Mais surtout, le tome se focalise beaucoup sur Shota, son ami d’enfance, qui s’entraîne d’arrache pied pour participer aux prochains jeux olympiques. Son rêve fait que sa petite histoire s’intègre harmonieusement dans la grande, en même temps que son chemin croise de nouveau celui de Asa. Et surtout, de la même façon que les JO de 1964 qui ont cours dans ce tome rappellent la scène d’ouverture de la série, où un monstre attaque ceux de 2020, le personnage de short contribue à mettre en exergue le rapport au temps de la série, qui semble s’organiser autour des différents jeux olympiques.
Et surtout, une vraie dramaturgie s’organise autour de Shota, avec l’arrivée d’un personnage qui lui fait une proposition faustienne, ainsi que la mise en avant de sa famille, qui croit beaucoup en ses capacités et le pousse au maximum pour peut être rivaliser avec les athlètes olympiques. Tous ces éléments mis bout à bout justifient d’une part l’appellation de « feuilleton » de l’œuvre, jouant clairement sur le temps du récit et le temps de la narration pour développer son cadre et ses personnages (ce n’est pas quelque chose de neuf chez l’auteur), mais surtout, me semblent être à cœur du récit finalement.
En faisant du monstre une menace sourde qui pèse comme une épée de Damoclès, Urasawa lui confère une aura mystérieuse, mais arrive surtout à toucher du doigt quelque chose de très intéressant. Malgré cette menace réelle, chacun tient avant tout à vivre sa vie, qu’il soit un personnage conscient de ce qui se joue ou non. De là découle cette obsession des hautes instances concernant bonne tenue des JO. Sur ce point, j’ai le sentiment de voir une parabole de la situation actuelle et de la menace du dérèglement climatique, où on sait qu’il y a un vrai danger devant nous, mais où continuer à mener nos vies tranquillement reste une priorité. C’est peut être de la surinterpretation, mais le récit me semble en phase avec cette ambiance actuelle anxiogène et pesante, et trouve un fort écho dans le personnage de Asa.
Ainsi, on retrouve une fois de plus tout ce qui fait la sève des fresques à la Urasawa, rappelant 20th Century Boys et Billy Bat dans sa façon de mêler l’intime à la grande histoire, de donner de la voix à chaque personnage, sans jamais laisser totalement de côté son récit. Et, surtout, Asa reste une figure d’héroïne singulière, qui se démarque comme chaque personnage principal que créé son auteur, tout en conservant des similitudes avec d’autres. Difficile de ne pas penser notamment au rapport à l’enfance dont la plupart des personnages principaux d’Urasawa sont porteurs, avec cette jeune fille dont la vie est contrainte par l’histoire. Elle est véritablement le cœur d’un récit déjà très riche et porteur de grandes réflexions, comme l’affectionne l’auteur. Le seul inconvénient de la lecture est donc bel et bien qu’on doive attendre pour avoir la suite.

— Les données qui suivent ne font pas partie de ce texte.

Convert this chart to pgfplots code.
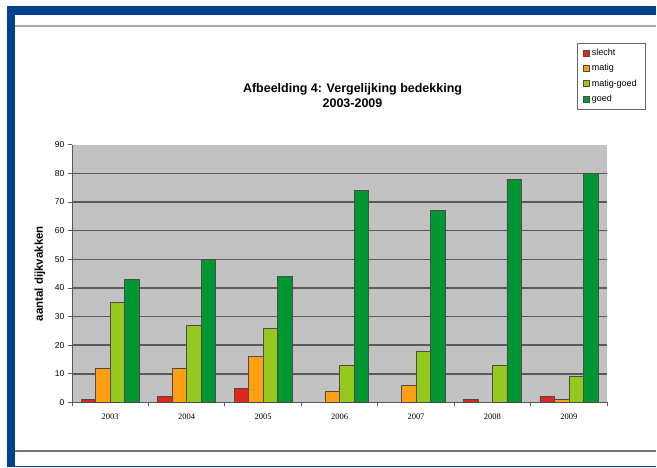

Asadora fait partie de mes récits à rythme lent de parution dont je savoure chaque tome ! La lecture par tome me bloque pas trop (après ça dépend de tout à chacun) et je trouve qu’Urasawa gère toujours aussi bien le découpage. J’ai vraiment la sensation de suivre une sorte de feuilleton en les voyant évoluer à travers le temps. Et je suis faible avec Urasawa : il pourrait laisser tomber l’intrigue principale et se focaliser sur les personnages secondaires que je me régale toujours autant. J’aime beaucoup l’évolution des amies de Asa qui poursuivent leurs propres rêves. Je ne sais pas si c’est volontaire ou non de la part de l’auteur de montrer que Asa n’est pas le seul personnage féminin qui a un but dans la vie, afin de faire écho aux fameux feuilletons Asadora japonais.
Et je te rejoins sur l’écho à l’actualité, à ce sentiment que l’humanité se raccroche au quotidien pour mieux tourner le dos aux cataclysmes. Comme des enfants fermant les yeux pour chasser le monstre du placard.
Bon après autant j’apprécie beaucoup Shota que j’ai un mal fou avec son père et ses frères. Certes ils croient en lui, en ses capacités, mais j’ai le sentiment qu’ils veulent l’utiliser pour que sa victoire rejaillisse sur sa famille. Une pression qui pourrait l’amener à craquer et céder au dopage.